Born in Utah to Mary and Oreste Fasana, he moved to San Francisco by age six. He enlisted in the U.S. Army and served the Korean War. He used funding from the GI Bill to enter the University of California, Berkeley, receiving a bachelor's degree in 1959 and a Master of Library Science in 1960. He came out as gay during his masters studies.

On graduation he began working at the New York Public Library (NYPL) in cataloguing, and subsequently worked at Itek Corporation and Columbia University Libraries before returning to NYPL as a vice president and Director of the Research Libraries. He retired in 1995.

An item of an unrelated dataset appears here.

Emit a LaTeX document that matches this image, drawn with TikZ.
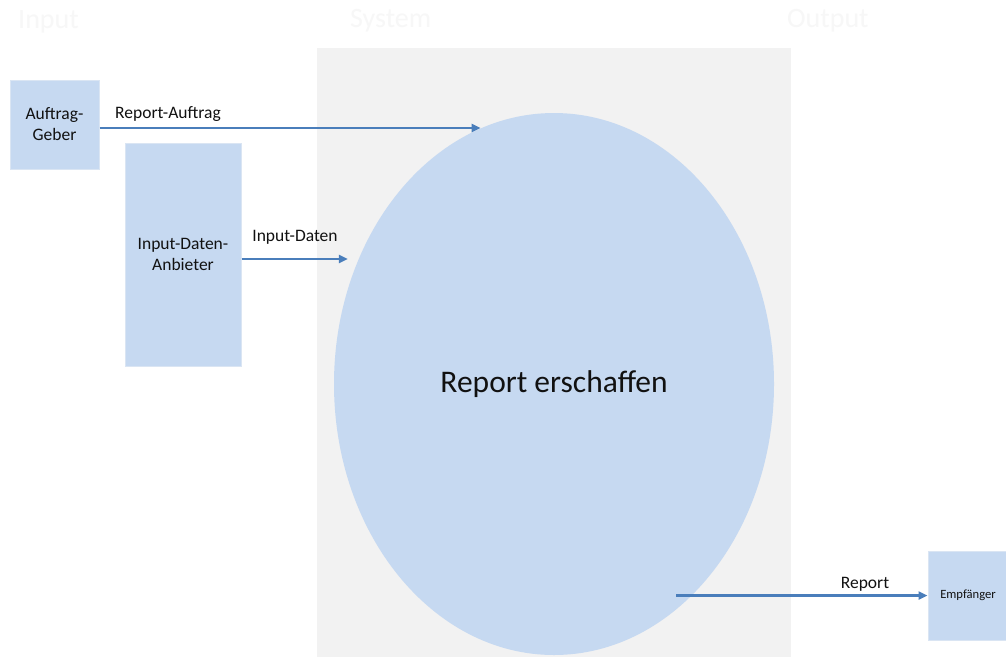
\documentclass[tikz,border=0pt]{standalone}
\usepackage{fontspec}
\setmainfont{Carlito}
\usetikzlibrary{shapes.geometric,calc,arrows.meta}
\definecolor{boxblue}{HTML}{C6D9F1}
\definecolor{boxedge}{HTML}{DAE5F3}
\definecolor{panelgray}{HTML}{F2F2F2}
\definecolor{flowblue}{HTML}{4A7EBB}
\definecolor{headgray}{HTML}{F7F7F7}
\definecolor{inktext}{HTML}{111111}
\tikzset{
  actor/.style={draw=boxedge, line width=1pt, fill=boxblue, align=center,
    font=\fontsize{17.5}{21}\selectfont, text=inktext, inner sep=0pt},
  flow/.style={draw=flowblue, line width=2.2pt, -{Triangle[length=9pt,width=8pt]}},
  flowlabel/.style={font=\fontsize{17.5}{21}\selectfont, text=inktext, inner sep=0pt},
  heading/.style={font=\fontsize{28}{32}\selectfont, text=headgray, inner sep=0pt}
}
\begin{document}
\begin{tikzpicture}[x=1pt,y=-1pt]
  \useasboundingbox (0,0) rectangle (1006,657);
  \fill[white] (0,0) rectangle (1006,657);

  % column headings
  \node[heading, anchor=west] (hin) at (18,22) {Input};
  \node[heading, anchor=west] (hsys) at (350,21) {System};
  \node[heading, anchor=west] (hout) at (787,21) {Output};

  % system panel
  \fill[panelgray] (317,48) rectangle (791,657);

  % process
  \node[ellipse, fill=boxblue, minimum width=440pt, minimum height=542pt,
        inner sep=0pt, font=\fontsize{31.5}{36}\selectfont, text=inktext]
        (ell) at (554,384) {Report erschaffen};

  % actors
  \node[actor, minimum width=89pt, minimum height=89pt] (auftrag) at (54.5,124.5) {Auftrag-\\Geber};
  \node[actor, minimum width=116pt, minimum height=223pt] (anbieter) at (183,254.5) {Input-Daten-\\Anbieter};
  \node[actor, minimum width=80pt, minimum height=89pt, font=\fontsize{12.6}{15}\selectfont]
        (empf) at (968,595.5) {Empfänger};

  % flows
  \draw[flow] ([yshift=-3.5pt]auftrag.east) -- ([yshift=-3.5pt]auftrag.east -| ell.106);
  \draw[flow] ([yshift=-4.5pt]anbieter.east) -- ([xshift=14pt,yshift=-4.5pt]anbieter.east -| ell.west);
  \draw[flow] ($(ell.center |- empf.west)+(122,0)$) -- (empf.west);

  % flow labels
  \node[flowlabel, anchor=west] (lauf) at (115,114) {Report-Auftrag};
  \node[flowlabel] (ldat) at (295,237) {Input-Daten};
  \node[flowlabel] (lrep) at (865,584) {Report};
\end{tikzpicture}
\end{document}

From his retirement until his death, Fasana served in a volunteer capacity as the chief archivist of the Stonewall National Museum and Archives (SNMA). He was responsible for organizing three warehouses of content into a single accessible collection. A SNMA executive director said "More than any other single individual, [Fasana] is responsible for the richness of the vast archives at Stonewall... Future generations of scholars and researchers will owe him a debt of gratitude".

A named fellowship at UC Berkeley supports School of Information students "whose research interests or studies are related to lesbian, gay, bisexual, transgender and/or queer studies in any field or discipline". The SNMA archival collection is named the Fasana/Graham collection in recognition of Fasana and his longtime partner Robert Graham.